Exercise objective
Find every line with the word "image". Copy those lines.

Records for this task

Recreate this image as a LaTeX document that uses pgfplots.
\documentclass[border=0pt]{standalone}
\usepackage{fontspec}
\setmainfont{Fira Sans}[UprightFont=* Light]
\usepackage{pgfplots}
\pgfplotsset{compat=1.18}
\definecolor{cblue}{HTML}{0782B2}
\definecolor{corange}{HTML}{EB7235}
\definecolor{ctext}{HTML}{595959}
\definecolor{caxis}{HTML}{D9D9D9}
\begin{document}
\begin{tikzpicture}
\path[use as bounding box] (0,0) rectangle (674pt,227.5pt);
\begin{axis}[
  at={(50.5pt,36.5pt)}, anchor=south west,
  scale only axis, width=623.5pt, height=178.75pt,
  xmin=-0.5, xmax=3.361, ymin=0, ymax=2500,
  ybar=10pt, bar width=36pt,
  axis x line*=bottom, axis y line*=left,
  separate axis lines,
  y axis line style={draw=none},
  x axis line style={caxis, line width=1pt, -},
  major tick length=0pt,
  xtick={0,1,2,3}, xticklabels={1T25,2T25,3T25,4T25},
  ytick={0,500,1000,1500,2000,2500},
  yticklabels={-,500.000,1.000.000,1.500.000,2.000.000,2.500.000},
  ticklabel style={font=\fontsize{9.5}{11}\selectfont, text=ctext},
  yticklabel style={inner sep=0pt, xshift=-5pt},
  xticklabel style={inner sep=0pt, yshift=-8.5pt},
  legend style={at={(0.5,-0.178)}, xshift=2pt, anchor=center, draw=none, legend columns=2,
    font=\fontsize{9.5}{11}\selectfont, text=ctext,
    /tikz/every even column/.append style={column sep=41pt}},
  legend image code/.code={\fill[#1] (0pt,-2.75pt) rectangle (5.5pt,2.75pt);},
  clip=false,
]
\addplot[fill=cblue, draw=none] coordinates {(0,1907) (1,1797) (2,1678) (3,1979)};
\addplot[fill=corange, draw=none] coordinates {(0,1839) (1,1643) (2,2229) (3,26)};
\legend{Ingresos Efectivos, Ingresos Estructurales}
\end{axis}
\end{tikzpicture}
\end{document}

==

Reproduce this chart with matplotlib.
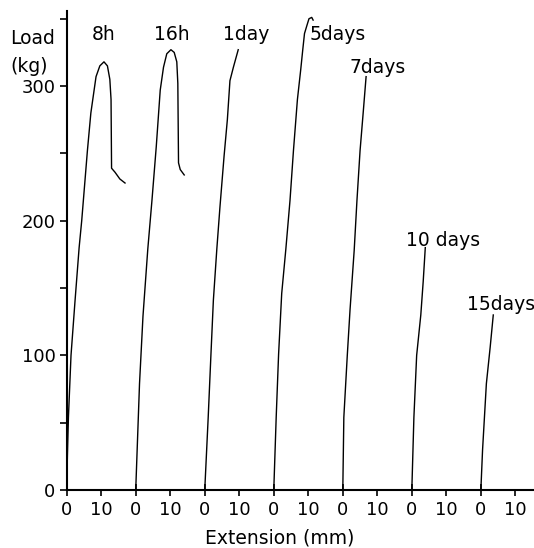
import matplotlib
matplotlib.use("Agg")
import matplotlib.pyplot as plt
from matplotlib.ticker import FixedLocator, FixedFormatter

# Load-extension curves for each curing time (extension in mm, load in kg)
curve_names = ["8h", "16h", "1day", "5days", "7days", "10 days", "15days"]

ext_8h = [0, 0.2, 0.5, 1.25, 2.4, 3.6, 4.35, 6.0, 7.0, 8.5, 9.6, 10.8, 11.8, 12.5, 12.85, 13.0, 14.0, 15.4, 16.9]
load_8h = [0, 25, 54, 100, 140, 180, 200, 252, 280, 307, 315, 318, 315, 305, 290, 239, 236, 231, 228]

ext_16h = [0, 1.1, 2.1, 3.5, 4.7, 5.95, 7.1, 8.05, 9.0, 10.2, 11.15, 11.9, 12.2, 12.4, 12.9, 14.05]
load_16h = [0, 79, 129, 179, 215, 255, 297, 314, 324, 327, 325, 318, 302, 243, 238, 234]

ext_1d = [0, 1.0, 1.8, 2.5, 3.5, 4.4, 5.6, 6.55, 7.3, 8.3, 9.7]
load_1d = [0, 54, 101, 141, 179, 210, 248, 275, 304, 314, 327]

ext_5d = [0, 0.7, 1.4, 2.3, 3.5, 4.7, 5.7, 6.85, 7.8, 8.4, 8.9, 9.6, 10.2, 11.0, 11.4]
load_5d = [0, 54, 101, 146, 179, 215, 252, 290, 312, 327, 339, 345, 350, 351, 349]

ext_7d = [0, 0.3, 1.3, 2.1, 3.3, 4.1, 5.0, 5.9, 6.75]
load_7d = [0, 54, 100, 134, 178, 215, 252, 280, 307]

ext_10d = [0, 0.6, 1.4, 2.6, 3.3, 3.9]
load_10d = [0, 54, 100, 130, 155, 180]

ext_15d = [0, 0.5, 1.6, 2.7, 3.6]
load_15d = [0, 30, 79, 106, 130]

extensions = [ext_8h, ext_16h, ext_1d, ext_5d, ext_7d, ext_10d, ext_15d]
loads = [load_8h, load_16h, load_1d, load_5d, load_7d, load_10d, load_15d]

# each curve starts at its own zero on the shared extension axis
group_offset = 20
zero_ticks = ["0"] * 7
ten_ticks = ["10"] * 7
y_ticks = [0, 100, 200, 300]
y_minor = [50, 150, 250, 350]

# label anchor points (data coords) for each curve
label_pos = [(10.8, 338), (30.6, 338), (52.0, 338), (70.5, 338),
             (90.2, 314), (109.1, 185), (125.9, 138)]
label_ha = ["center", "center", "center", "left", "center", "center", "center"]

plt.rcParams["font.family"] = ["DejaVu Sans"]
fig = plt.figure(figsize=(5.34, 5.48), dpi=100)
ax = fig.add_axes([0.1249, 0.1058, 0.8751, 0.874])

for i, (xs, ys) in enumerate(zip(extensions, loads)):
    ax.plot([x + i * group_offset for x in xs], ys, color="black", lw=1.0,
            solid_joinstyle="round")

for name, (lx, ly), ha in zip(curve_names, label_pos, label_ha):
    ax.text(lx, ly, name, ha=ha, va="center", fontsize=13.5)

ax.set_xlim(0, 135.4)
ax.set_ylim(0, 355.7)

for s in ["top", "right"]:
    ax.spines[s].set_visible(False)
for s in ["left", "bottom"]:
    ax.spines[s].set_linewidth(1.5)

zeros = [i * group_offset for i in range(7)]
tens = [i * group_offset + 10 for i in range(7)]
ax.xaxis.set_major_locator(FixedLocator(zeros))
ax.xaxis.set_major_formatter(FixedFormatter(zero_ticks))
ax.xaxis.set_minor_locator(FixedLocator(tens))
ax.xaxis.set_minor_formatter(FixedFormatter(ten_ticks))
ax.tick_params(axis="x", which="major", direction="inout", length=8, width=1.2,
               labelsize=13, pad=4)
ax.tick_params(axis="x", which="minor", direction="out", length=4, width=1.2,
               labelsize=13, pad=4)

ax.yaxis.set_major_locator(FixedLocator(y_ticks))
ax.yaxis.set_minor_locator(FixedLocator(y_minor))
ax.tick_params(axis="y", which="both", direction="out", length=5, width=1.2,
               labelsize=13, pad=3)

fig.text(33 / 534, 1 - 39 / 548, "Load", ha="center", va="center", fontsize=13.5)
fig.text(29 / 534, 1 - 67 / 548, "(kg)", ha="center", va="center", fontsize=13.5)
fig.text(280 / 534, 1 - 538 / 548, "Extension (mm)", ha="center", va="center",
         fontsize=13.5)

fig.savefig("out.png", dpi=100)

The solution
Recreate this image as a LaTeX document that uses pgfplots.
  legend image code/.code={\fill[#1] (0pt,-2.75pt) rectangle (5.5pt,2.75pt);},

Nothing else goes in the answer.